Other findings included:

  • A high school principal hired a dance teacher who did not go through a background check and was unlicensed. Students were still given grades — mostly A’s — just for showing up, even when the teacher had left the position and there was no instruction in place. Chicago’s Board of Education is looking to let the principal go and finding ways for students to make up the credit who took the class in fall 2017.
  • Residents in an affluent area were given special priority to send their kids to a full-day pre-K Montessori school for free over a period of two years. The OIG reported the perk was costing taxpayers $700,000 a year in salaries and benefits. A third of the students who had access to the pre-K perk since the 2014-2015 academic year, funded by taxpayers, left the school district and opted for suburban or private schools after two years.
  • Two CPS employees used fake addresses to help their children gain spots in selective-enrollment high schools. The children have been prohibited access to the special schools and programs in CPS.
  • An elementary school teacher was hired in 2003 despite previous criminal sexual abuse prosecution and an arrest for indecent solicitation of a child.

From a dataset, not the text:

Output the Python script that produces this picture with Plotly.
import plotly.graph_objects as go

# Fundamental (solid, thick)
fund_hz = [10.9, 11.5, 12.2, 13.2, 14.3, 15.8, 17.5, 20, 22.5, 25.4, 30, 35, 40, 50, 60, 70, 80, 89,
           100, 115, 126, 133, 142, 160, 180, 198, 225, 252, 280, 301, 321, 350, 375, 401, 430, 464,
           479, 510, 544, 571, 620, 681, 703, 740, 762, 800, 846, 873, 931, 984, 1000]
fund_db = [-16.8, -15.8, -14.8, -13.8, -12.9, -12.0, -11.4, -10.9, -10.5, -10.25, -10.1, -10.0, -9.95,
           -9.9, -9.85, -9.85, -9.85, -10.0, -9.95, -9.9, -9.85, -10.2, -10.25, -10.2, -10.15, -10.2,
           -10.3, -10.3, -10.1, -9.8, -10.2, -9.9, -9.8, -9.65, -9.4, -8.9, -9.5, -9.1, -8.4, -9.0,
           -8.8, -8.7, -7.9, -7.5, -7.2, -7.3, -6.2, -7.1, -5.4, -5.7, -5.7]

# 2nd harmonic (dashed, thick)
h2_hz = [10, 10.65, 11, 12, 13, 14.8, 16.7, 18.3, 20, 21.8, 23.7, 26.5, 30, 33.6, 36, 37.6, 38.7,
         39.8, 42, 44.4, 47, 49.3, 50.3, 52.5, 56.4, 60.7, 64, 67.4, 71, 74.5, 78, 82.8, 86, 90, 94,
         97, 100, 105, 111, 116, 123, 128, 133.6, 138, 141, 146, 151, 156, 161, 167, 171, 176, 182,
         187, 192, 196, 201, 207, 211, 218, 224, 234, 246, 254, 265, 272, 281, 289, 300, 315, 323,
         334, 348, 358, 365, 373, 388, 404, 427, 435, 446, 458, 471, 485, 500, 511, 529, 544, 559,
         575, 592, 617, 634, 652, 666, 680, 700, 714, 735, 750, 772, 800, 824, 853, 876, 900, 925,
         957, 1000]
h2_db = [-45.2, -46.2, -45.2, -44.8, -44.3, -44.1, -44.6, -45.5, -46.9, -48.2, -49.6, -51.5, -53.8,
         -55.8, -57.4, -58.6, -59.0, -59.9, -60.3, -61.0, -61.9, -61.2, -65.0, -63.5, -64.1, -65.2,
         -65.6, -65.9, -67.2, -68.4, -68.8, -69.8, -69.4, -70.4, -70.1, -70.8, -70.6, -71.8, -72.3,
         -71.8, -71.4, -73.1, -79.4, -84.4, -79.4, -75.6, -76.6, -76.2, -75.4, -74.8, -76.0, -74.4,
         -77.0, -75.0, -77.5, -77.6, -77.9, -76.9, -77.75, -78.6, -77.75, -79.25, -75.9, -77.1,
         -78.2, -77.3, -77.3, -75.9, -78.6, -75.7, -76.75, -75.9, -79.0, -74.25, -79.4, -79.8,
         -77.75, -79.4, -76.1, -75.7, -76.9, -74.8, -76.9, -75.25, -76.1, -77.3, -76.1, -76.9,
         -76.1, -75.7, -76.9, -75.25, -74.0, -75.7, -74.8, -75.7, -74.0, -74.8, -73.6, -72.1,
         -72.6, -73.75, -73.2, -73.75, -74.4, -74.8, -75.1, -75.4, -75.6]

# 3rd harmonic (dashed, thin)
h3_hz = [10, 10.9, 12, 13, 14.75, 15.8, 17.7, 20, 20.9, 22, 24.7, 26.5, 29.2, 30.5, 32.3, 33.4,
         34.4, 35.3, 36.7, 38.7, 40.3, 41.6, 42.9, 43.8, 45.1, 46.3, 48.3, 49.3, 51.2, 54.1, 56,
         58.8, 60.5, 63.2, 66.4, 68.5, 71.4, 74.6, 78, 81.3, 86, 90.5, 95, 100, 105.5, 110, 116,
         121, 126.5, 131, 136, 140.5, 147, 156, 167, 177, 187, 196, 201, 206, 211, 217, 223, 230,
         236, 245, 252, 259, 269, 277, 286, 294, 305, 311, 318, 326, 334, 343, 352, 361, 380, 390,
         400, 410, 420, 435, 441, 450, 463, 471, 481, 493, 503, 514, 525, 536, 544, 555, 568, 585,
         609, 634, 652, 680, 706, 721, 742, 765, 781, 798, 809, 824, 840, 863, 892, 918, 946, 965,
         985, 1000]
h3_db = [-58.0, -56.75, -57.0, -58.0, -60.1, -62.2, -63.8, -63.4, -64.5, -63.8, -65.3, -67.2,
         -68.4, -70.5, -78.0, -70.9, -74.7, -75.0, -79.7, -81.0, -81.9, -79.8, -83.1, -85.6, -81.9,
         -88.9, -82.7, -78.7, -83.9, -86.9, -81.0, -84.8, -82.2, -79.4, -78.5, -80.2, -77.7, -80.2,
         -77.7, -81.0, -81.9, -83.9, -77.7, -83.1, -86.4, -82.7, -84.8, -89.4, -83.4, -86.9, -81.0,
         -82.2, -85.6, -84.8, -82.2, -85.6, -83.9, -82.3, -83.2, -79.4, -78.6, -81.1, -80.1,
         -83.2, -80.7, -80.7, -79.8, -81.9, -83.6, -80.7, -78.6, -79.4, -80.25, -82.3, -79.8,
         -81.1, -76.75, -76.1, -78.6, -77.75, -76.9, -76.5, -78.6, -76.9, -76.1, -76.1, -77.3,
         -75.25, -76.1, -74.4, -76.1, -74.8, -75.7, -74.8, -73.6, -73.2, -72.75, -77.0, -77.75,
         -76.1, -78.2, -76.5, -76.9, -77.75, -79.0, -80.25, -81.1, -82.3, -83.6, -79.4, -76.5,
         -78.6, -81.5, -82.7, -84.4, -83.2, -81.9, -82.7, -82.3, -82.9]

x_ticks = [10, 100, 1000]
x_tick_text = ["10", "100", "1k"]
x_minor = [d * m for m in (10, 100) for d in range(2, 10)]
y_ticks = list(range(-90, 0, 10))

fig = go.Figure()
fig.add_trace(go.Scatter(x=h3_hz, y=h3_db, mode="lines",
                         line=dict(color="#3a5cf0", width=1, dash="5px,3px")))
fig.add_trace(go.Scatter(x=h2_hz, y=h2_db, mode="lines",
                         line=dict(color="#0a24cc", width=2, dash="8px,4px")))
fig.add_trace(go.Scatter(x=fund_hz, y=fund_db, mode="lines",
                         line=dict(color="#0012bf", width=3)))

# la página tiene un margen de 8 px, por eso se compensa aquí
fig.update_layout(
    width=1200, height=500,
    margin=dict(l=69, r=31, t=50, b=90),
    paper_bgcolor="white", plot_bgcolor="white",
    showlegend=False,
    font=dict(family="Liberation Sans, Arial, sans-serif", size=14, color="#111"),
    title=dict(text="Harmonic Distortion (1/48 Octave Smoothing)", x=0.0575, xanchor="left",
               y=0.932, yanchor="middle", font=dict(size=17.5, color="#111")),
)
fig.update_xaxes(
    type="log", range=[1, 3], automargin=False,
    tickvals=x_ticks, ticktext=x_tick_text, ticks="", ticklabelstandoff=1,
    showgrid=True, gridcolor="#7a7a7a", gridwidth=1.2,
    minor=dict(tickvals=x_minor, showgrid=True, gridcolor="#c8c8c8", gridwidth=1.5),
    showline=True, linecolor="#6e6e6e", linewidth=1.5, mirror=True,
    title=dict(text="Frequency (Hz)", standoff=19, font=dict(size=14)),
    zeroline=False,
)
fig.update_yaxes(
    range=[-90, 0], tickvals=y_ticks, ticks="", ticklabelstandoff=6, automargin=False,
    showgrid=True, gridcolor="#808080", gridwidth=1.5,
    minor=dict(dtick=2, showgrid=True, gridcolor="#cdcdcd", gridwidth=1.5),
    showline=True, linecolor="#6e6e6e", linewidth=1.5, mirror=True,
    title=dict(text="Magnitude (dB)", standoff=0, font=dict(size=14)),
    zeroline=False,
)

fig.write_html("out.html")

The criminal background check did not reveal his prior convictions or a conviction he disclosed regarding misdemeanor battery.

The teacher with the sexual misconduct history was removed from the classroom in December 2017 and was suspended without pay in April 2018 prior to resigning and giving up his teaching license, the Tribune reported. (RELATED: Chicago Public Schools Receives More Than 600 Sexual Assault Complaints In One Semester)

“CPS takes seriously its duty to address misconduct, and as noted in the report, the district has held accountable all individuals who committed serious breaches of CPS policy and public trust,” CPS spokeswoman Emily Bolton said to TheDCNF over email.

The report comes as CPS faced scrutiny for the way it handled hiring employees and sexual misconduct. The school district did not address complaints efficiently, the Tribune alleged in a summer 2018 report. CPS announced the creation of the Office of Student Protections and Title IX to handle student-on-student sexual assault complaints in June 2018. Nearly 500 student-on-student sexual violence allegations were filed in one semester since the office’s establishment.

Education Secretary Betsy DeVos and the U.S. Department of Education also withheld grants worth $4 million from CPS in September 2018 over alleged mishandling of sexual abuse complaints. CPS sued DeVos and the Education Department in November 2018.